Moorebank High School (MHS) is a government-funded co-educational partially academically selective secondary day school, located in Chipping Norton, a suburb in the Liverpool district of Sydney, New South Wales, Australia. The school was located in Moorebank until suburb borders changed to include the school within the suburb of Chipping Norton.

Established in 1971 and operated by the New South Wales Department of Education, the school currently caters for approximately 1,021 students from Year 7 to Year 12. This is a comprehensive and selective high school.

== History ==
Planning for Moorebank High School began in 1971 to meet the needs of the Moorebank, and growth areas. It wasn't until May 1975 however that the school was ready to be occupied. At the beginning of term, two staff and students moved into the present school premises, with B. T. O'Donnell as the founding School Principal. In June 1985, to coincide with the opening of the school tennis courts, the school was officially opened by the then Minister of Education, Rodney Cavalier.

Over the years Moorebank High has built up a record of academic, sporting, performing arts and student leadership achievement. The school is a leader in the area of technology with five computing laboratories allowing learning programs to be developed for students.

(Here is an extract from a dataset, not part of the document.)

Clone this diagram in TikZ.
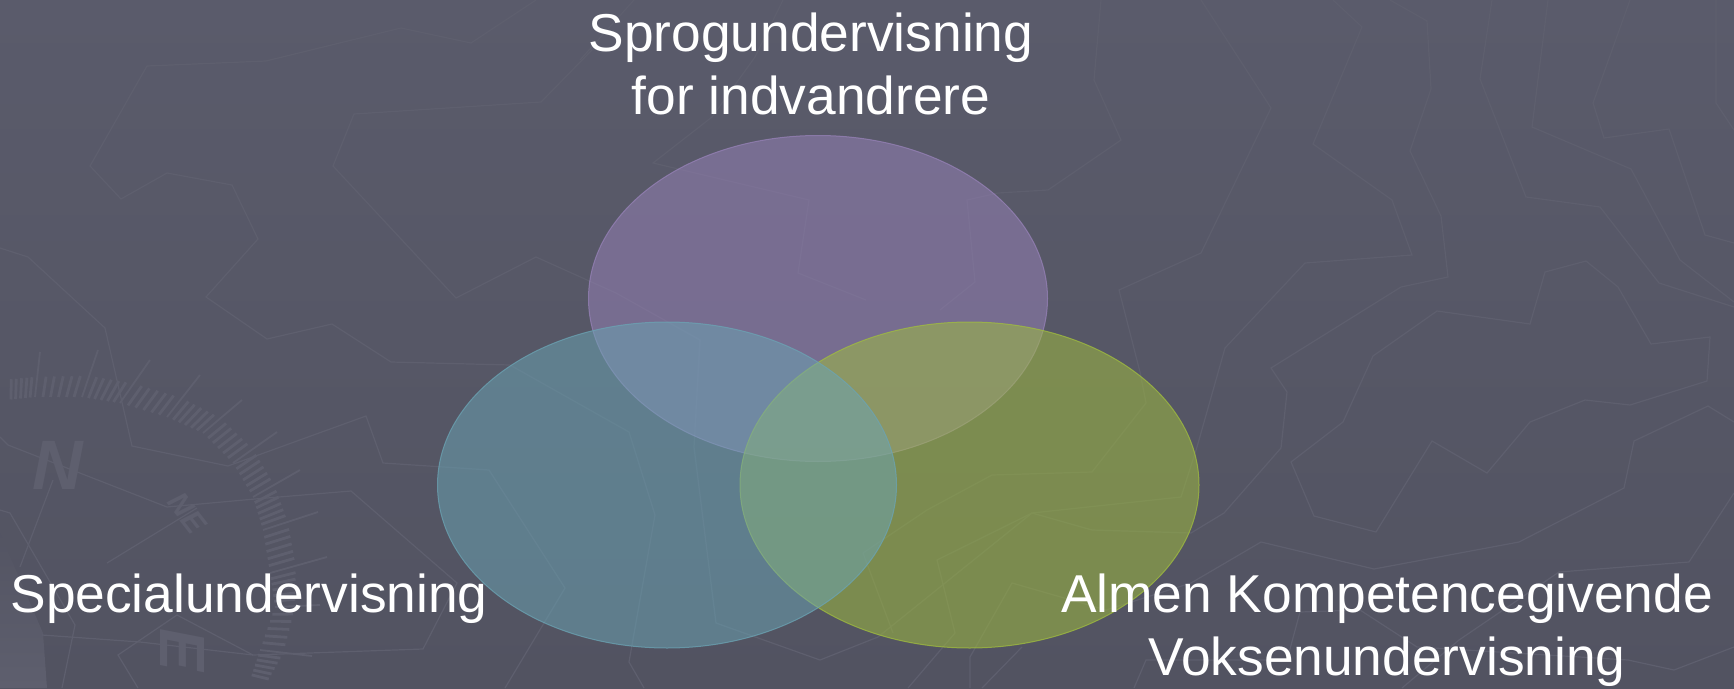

School musicals and Expo evenings are a feature of the school. In 2010 Moorebank High School became a partially selective high school.

== Admissions and enrolment ==
Total enrolment in each grade (7–12) is approximately 180 students. Total number of enrolment was 1021 students in 2024.

The school is partially selective, meaning it is divided into selective and comprehensive classes. Those who want to enroll in the comprehensive classes will just enroll normally, like in most other high schools.

Admission into selective classes in Year 7 is determined upon results in a statewide examination known as the Selective High Schools Test. Entry into vacant places in later stages is based on a reserve list and other criteria, mainly reports from previous years. The school also has a Support Unit through which students with Autism Spectrum Disorder receive extra support and lessons designed to equip them for active participation in the wider community upon graduation. These students are also encouraged to take part in all aspects of school life and are an integral part of the school community.

==Facilities==
School facilities include six laboratories, three industrial kitchens, two wood-work studios, two metal-work studios, a recording studio, a photographic darkroom, a dual-library, a football field, a cricket field, two cricket nets, two basketball courts, three tennis courts, six outdoor table tennis tables, a dance studio, and an indoor multiplex hall with staging.

== Controversies ==
Fingerprint Scanning: In September 2022, Moorebank High School had installed fingerprint scanners outside of toilets to combat vandalism. However, parents and students were outraged, having concerns about privacy and data leaks. Moorebank High School has since removed the need to access the toilets with fingerprints and now use a new system.